___ RECORDED INFORMATION ___

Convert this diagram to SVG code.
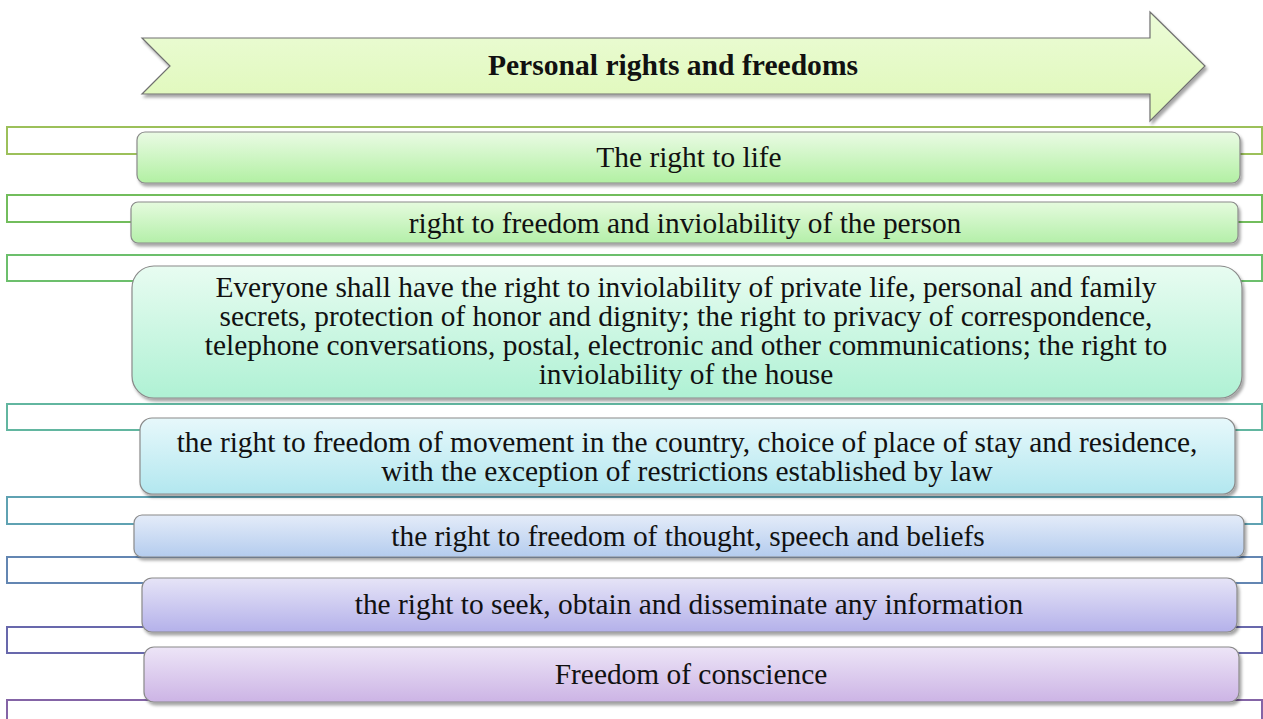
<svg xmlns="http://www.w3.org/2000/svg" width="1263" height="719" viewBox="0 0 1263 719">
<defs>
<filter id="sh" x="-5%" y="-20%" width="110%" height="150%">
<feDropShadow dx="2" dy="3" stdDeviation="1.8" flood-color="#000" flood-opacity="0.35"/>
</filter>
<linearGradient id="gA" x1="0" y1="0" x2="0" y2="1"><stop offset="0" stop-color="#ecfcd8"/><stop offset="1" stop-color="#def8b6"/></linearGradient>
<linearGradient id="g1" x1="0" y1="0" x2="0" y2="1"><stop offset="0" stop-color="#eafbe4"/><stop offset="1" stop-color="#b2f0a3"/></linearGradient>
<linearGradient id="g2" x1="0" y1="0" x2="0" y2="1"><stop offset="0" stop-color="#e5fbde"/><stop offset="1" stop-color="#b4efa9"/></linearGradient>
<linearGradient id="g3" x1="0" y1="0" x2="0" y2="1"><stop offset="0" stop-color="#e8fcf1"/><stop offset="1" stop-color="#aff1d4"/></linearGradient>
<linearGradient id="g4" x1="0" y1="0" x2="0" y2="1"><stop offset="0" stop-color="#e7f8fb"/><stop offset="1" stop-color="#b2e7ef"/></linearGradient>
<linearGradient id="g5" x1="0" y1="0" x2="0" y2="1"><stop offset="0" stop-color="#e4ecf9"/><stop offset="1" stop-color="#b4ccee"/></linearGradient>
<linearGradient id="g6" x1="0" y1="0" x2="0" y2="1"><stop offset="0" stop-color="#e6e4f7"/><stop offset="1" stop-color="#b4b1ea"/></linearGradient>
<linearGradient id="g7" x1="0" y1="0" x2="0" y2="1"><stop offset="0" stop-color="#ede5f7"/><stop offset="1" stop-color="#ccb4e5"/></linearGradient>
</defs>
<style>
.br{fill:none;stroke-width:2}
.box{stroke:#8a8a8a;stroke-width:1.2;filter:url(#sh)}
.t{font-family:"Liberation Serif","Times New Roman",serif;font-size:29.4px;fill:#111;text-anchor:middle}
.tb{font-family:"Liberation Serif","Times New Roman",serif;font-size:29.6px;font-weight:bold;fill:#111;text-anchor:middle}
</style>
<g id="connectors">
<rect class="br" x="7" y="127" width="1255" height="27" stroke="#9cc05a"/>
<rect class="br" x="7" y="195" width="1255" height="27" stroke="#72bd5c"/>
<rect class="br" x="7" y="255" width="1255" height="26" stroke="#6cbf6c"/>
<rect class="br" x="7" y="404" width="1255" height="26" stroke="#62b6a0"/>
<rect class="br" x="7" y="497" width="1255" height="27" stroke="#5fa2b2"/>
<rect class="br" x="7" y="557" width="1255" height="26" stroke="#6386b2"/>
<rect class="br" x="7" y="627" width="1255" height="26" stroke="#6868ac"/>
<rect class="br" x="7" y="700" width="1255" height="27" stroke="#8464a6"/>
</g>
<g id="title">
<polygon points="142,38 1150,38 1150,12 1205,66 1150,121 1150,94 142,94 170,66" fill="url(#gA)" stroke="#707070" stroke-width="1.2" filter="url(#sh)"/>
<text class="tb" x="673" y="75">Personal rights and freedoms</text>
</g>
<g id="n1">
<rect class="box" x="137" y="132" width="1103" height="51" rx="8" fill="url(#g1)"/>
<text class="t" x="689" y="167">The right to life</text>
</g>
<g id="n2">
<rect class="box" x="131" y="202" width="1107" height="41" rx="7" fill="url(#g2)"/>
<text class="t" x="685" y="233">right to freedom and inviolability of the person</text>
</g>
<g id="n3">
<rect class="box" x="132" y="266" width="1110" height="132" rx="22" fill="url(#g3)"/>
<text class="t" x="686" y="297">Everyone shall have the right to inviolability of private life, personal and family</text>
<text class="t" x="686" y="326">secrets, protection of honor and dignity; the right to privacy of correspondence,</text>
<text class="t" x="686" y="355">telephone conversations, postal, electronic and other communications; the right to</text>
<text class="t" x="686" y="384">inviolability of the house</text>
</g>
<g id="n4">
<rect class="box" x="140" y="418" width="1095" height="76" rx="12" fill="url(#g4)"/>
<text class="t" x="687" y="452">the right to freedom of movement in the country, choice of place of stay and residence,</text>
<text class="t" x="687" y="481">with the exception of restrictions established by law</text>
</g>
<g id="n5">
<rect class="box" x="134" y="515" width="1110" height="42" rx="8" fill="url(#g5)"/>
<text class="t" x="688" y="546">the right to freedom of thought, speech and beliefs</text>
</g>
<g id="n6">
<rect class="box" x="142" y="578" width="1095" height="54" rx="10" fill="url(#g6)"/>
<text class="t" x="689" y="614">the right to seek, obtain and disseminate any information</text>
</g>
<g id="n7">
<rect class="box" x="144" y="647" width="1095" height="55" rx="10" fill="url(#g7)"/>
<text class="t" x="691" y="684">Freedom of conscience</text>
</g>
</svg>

___
___ RECORDED INFORMATION ___

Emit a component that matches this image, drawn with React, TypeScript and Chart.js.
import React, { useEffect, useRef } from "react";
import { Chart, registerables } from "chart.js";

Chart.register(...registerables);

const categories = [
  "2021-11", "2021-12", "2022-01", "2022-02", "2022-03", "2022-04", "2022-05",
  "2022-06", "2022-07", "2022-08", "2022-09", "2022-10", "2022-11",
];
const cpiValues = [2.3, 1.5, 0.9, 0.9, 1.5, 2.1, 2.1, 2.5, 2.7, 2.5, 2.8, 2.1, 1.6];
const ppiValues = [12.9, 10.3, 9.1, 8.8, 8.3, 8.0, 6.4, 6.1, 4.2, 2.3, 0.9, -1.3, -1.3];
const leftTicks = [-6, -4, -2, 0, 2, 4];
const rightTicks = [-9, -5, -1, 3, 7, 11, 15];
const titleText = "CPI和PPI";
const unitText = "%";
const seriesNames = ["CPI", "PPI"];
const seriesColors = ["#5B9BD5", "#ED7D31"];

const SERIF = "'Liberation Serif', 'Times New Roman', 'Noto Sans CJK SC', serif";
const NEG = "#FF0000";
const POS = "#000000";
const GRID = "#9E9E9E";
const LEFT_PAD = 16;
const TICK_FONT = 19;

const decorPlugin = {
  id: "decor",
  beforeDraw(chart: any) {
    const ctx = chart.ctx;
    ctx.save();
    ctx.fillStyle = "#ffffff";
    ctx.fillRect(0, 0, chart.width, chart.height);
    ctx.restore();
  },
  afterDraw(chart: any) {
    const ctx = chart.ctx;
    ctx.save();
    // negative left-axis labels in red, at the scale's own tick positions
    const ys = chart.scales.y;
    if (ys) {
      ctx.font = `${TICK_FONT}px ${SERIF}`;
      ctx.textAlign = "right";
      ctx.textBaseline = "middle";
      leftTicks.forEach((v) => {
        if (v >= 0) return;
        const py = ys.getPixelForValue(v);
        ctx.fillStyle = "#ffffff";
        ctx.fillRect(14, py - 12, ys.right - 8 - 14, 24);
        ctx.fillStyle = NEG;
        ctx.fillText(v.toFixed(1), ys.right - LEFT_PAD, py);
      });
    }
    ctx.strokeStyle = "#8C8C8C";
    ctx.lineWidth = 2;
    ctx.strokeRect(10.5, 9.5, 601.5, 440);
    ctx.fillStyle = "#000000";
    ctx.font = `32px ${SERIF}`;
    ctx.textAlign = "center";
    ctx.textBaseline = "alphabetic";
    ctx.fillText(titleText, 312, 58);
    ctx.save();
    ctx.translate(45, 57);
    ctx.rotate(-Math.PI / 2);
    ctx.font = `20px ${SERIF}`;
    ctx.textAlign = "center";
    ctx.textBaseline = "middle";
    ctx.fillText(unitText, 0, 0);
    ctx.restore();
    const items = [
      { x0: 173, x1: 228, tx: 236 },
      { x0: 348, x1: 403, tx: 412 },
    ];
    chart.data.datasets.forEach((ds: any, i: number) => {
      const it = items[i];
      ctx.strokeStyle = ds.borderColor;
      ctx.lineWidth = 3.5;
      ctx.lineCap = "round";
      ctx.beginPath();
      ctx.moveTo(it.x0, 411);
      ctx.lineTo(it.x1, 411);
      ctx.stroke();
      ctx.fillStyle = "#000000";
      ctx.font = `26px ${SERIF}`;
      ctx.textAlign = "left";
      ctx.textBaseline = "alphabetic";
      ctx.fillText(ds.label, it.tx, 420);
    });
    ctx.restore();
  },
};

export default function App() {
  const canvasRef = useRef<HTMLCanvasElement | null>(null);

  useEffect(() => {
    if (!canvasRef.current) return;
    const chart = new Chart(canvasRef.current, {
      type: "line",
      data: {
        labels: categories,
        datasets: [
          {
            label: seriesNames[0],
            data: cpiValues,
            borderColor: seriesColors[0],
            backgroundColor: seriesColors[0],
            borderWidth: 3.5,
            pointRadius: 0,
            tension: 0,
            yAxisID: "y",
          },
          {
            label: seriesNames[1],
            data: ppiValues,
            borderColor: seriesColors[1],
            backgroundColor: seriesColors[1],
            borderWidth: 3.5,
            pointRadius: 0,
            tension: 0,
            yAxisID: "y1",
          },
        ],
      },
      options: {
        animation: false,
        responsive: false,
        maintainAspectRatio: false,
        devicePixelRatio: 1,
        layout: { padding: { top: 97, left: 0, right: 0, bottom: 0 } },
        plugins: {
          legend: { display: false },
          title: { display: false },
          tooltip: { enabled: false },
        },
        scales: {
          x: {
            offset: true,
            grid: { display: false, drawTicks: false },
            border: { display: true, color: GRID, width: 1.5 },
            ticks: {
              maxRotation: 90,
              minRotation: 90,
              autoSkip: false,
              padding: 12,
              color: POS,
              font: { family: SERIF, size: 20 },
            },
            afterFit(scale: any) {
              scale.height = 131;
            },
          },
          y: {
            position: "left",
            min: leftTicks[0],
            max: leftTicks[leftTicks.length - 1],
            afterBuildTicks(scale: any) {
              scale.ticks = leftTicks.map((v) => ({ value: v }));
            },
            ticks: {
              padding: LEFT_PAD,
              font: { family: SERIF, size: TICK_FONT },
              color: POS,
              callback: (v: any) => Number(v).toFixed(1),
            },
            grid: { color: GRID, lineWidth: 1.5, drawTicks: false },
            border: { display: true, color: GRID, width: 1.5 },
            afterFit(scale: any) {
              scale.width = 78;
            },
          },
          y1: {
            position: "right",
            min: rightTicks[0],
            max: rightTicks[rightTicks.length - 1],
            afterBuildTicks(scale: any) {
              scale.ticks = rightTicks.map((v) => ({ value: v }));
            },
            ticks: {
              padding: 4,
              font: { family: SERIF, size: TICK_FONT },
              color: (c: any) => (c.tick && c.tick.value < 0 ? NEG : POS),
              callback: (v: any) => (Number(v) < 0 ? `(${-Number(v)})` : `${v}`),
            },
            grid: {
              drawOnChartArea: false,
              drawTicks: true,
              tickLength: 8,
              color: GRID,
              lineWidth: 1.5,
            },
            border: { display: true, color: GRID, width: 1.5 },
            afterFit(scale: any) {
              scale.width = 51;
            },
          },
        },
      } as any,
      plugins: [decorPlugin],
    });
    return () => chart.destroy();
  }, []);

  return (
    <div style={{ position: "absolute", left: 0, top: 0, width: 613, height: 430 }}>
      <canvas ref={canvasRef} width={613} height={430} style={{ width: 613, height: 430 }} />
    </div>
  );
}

___
___ RECORDED INFORMATION ___

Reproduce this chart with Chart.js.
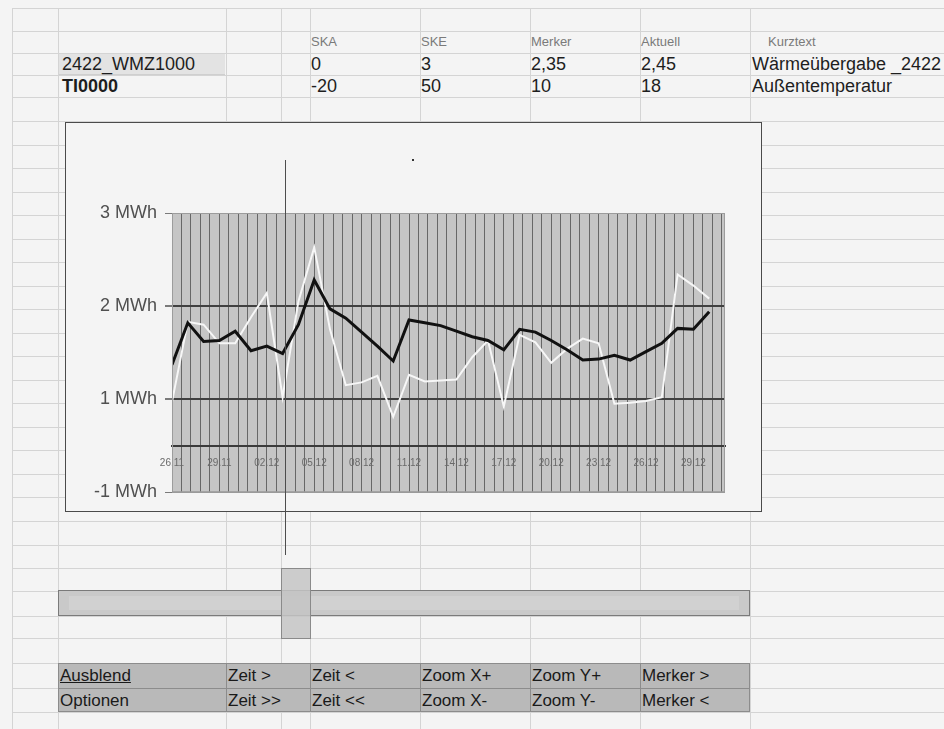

___

> PROBLEM TO SOLVE: Quote exactly the lines running from the line with "Emit a component" through the line with "const TICK_FONT = 19;", both ends included, and nothing more.

> EXERCISE OUTPUT:
Emit a component that matches this image, drawn with React, TypeScript and Chart.js.
import React, { useEffect, useRef } from "react";
import { Chart, registerables } from "chart.js";

Chart.register(...registerables);

const categories = [
  "2021-11", "2021-12", "2022-01", "2022-02", "2022-03", "2022-04", "2022-05",
  "2022-06", "2022-07", "2022-08", "2022-09", "2022-10", "2022-11",
];
const cpiValues = [2.3, 1.5, 0.9, 0.9, 1.5, 2.1, 2.1, 2.5, 2.7, 2.5, 2.8, 2.1, 1.6];
const ppiValues = [12.9, 10.3, 9.1, 8.8, 8.3, 8.0, 6.4, 6.1, 4.2, 2.3, 0.9, -1.3, -1.3];
const leftTicks = [-6, -4, -2, 0, 2, 4];
const rightTicks = [-9, -5, -1, 3, 7, 11, 15];
const titleText = "CPI和PPI";
const unitText = "%";
const seriesNames = ["CPI", "PPI"];
const seriesColors = ["#5B9BD5", "#ED7D31"];

const SERIF = "'Liberation Serif', 'Times New Roman', 'Noto Sans CJK SC', serif";
const NEG = "#FF0000";
const POS = "#000000";
const GRID = "#9E9E9E";
const LEFT_PAD = 16;
const TICK_FONT = 19;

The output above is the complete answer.